U.S. Frowns on New Iran Sanctions by Congress After Missile Test

  • Treasury has power to impose new sanctions, Szubin says
  • Iran rejects idea that its missile tests are violations

A top Treasury Department official argued against imposing new legislative sanctions on Iran after its ballistic missile tests last month, even as he said the Islamic Republic would remain blocked from the U.S. financial system.

“New mandatory non-nuclear sanctions legislation would needlessly risk undermining our unity with international partners,” Adam Szubin, Treasury’s acting undersecretary for terrorism and financial intelligence, said at a conference Wednesday in Washington. “It is important to make sure our sanctions tools remain effective and are not overused.”

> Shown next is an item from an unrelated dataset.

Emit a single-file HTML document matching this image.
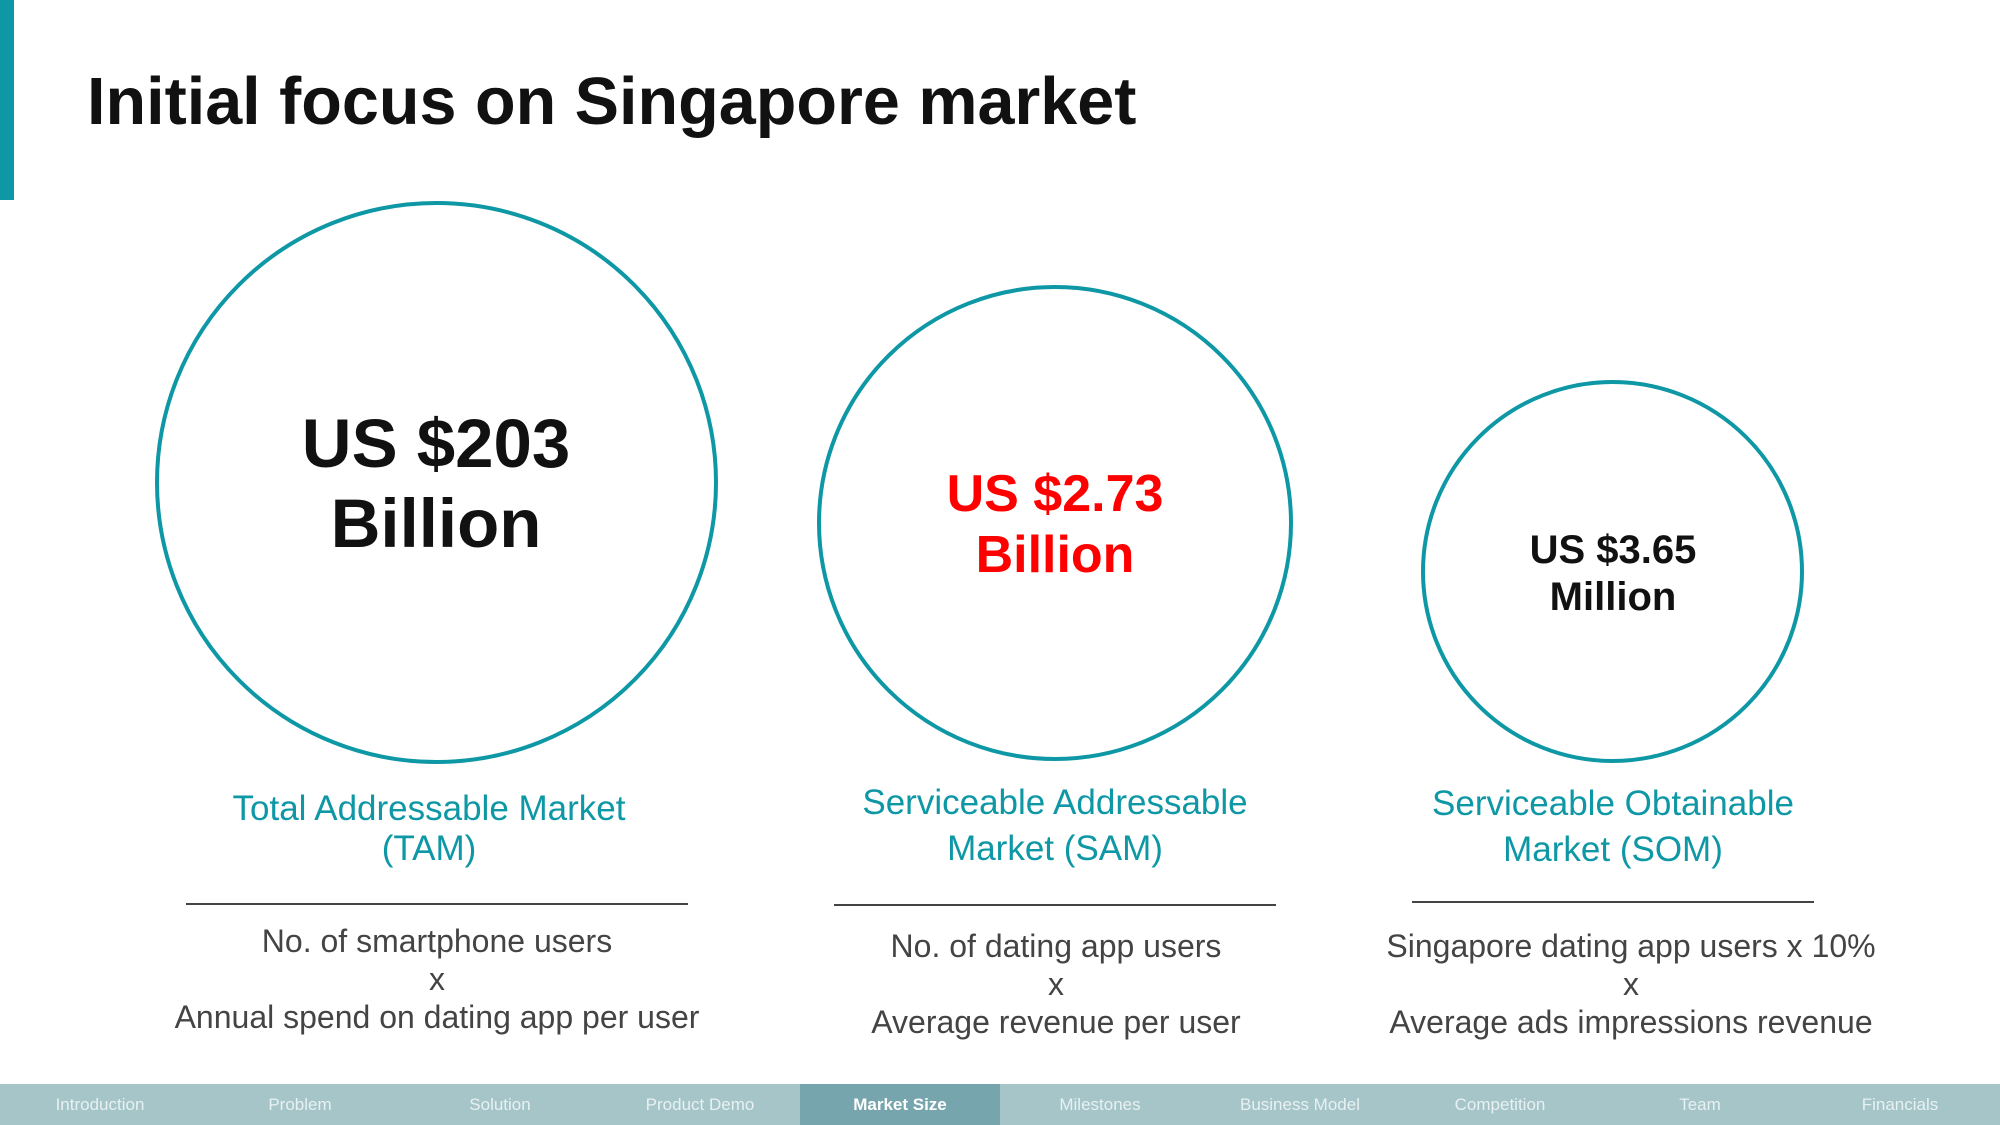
<!DOCTYPE html>
<html><head><meta charset="utf-8"><style>
body{margin:0;width:2000px;height:1125px;position:relative;background:#fff;font-family:"Liberation Sans",sans-serif;overflow:hidden}
.a{position:absolute}
.c{position:absolute;border:4px solid #0e97a5;border-radius:50%;box-sizing:border-box}
.t{position:absolute;transform:translate(-50%,-50%);white-space:nowrap;text-align:center}
.nav{position:absolute;left:0;top:1084px;width:2000px;height:41px;background:#a5c5c9;display:flex}
.nav div{width:200px;text-align:center;line-height:41px;color:#e8f1f2;font-size:17px}
.nav .on{background:#76a5ae;color:#fff;font-weight:bold}
</style></head><body>
<div class="a" style="left:0;top:0;width:14px;height:200px;background:#0e97a5"></div>
<div class="a" style="left:87px;top:64px;font-size:66.5px;font-weight:bold;color:#111">Initial focus on Singapore market</div>

<div class="c" style="left:155px;top:201px;width:563px;height:563px"></div>
<div class="c" style="left:817px;top:285px;width:476px;height:476px"></div>
<div class="c" style="left:1421px;top:380px;width:383px;height:383px"></div>

<div class="t" style="left:436px;top:484px;font-size:69px;font-weight:bold;line-height:80px;color:#111">US $203<br>Billion</div>
<div class="t" style="left:1055px;top:525px;font-size:52px;font-weight:bold;line-height:61px;color:#f00">US $2.73<br>Billion</div>
<div class="t" style="left:1613px;top:574px;font-size:40px;font-weight:bold;line-height:47px;color:#111">US $3.65<br>Million</div>

<div class="t" style="left:429px;top:829px;font-size:35px;line-height:40px;color:#0e97a5">Total Addressable Market<br>(TAM)</div>
<div class="t" style="left:1055px;top:826px;font-size:35px;line-height:46px;color:#0e97a5">Serviceable Addressable<br>Market (SAM)</div>
<div class="t" style="left:1613px;top:827px;font-size:35px;line-height:46px;color:#0e97a5">Serviceable Obtainable<br>Market (SOM)</div>

<div class="a" style="left:186px;top:903px;width:502px;height:2px;background:#444"></div>
<div class="a" style="left:834px;top:904px;width:442px;height:2px;background:#444"></div>
<div class="a" style="left:1412px;top:901px;width:402px;height:2px;background:#444"></div>

<div class="t" style="left:437px;top:979px;font-size:32px;line-height:38px;color:#444">No. of smartphone users<br>x<br>Annual spend on dating app per user</div>
<div class="t" style="left:1056px;top:984px;font-size:32px;line-height:38px;color:#444">No. of dating app users<br>x<br>Average revenue per user</div>
<div class="t" style="left:1631px;top:984px;font-size:32px;line-height:38px;color:#444">Singapore dating app users x 10%<br>x<br>Average ads impressions revenue</div>

<div class="nav">
<div>Introduction</div>
<div>Problem</div>
<div>Solution</div>
<div>Product Demo</div>
<div class="on">Market Size</div>
<div>Milestones</div>
<div>Business Model</div>
<div>Competition</div>
<div>Team</div>
<div>Financials</div>
</div>
</body></html>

Republicans in Congress are still simmering over the nuclear accord with Iran that was completed last July and have criticized President Barack Obama for failing to punish the country for repeatedly defying a United Nations ballistic missile test ban. Republican Senators Marco Rubio of Florida and Mark Kirk of Illinois have introduced legislation to bar Iran from access to the U.S. financial system, including offshore U.S. dollar-clearing houses.

The U.S. already has the ability to impose new sanctions on individuals and entities for ballistic missile violations, Szubin said, citing restrictions placed on 11 people after the nuclear accord was reached last year. Iran has denied the missile tests are violations, in part because the accord with the U.S. and five other world powers guarantees that it doesn’t have a nuclear weapons capability.

Elusive Benefits

While U.S. critics of the nuclear agreement said it would provide Iran with a windfall, the country’s leaders, including Supreme Leader Ayatollah Ali Khamenei, have complained that the benefits of sanctions relief remain elusive. European banks have been reluctant to establish lines of credit or finance investment in Iran due to concerns about the lack of transparency in the Iranian financial system and a fear of renewed U.S. sanctions.

Szubin said Treasury had seen “indications that some non-U.S. banks lack an understanding about the scope of U.S. sanctions with regard to Iranian funds that were formerly restrained.”

As part of the accord reached last year, Iran agreed to curtail its nuclear program in return for removal of nuclear-related sanctions, including unblocking access to as much as $100 billion in assets frozen in international banks outside Iran.

“We are in no way blocking Iran’s access to these funds,” Szubin said at the Foundation for Defense of Democracies conference. “We are not encouraging banks or other partners to do so.”

However, the U.S. won’t provide Iran access to the U.S. financial system, Szubin said, and there will be no restoration of the “U-turn’’ authorization, ­where transactions priced in U.S. dollars are cleared through a U.S. financial institution even though the money doesn’t stay in the U.S. bank. Obama and Treasury Secretary Jacob J. Lew have previously denied published reports that the administration would give businesses wanting to operate in Iran such access to U.S. dollars.

In a news conference April 1, Obama said Iran, while keeping to the letter of the nuclear deal, was violating its “spirit” through its recent missile launches and other actions. Iran must send “signals to the world community and businesses that it is not going to be engaging in a range of provocative actions that might scare business off,” Obama said.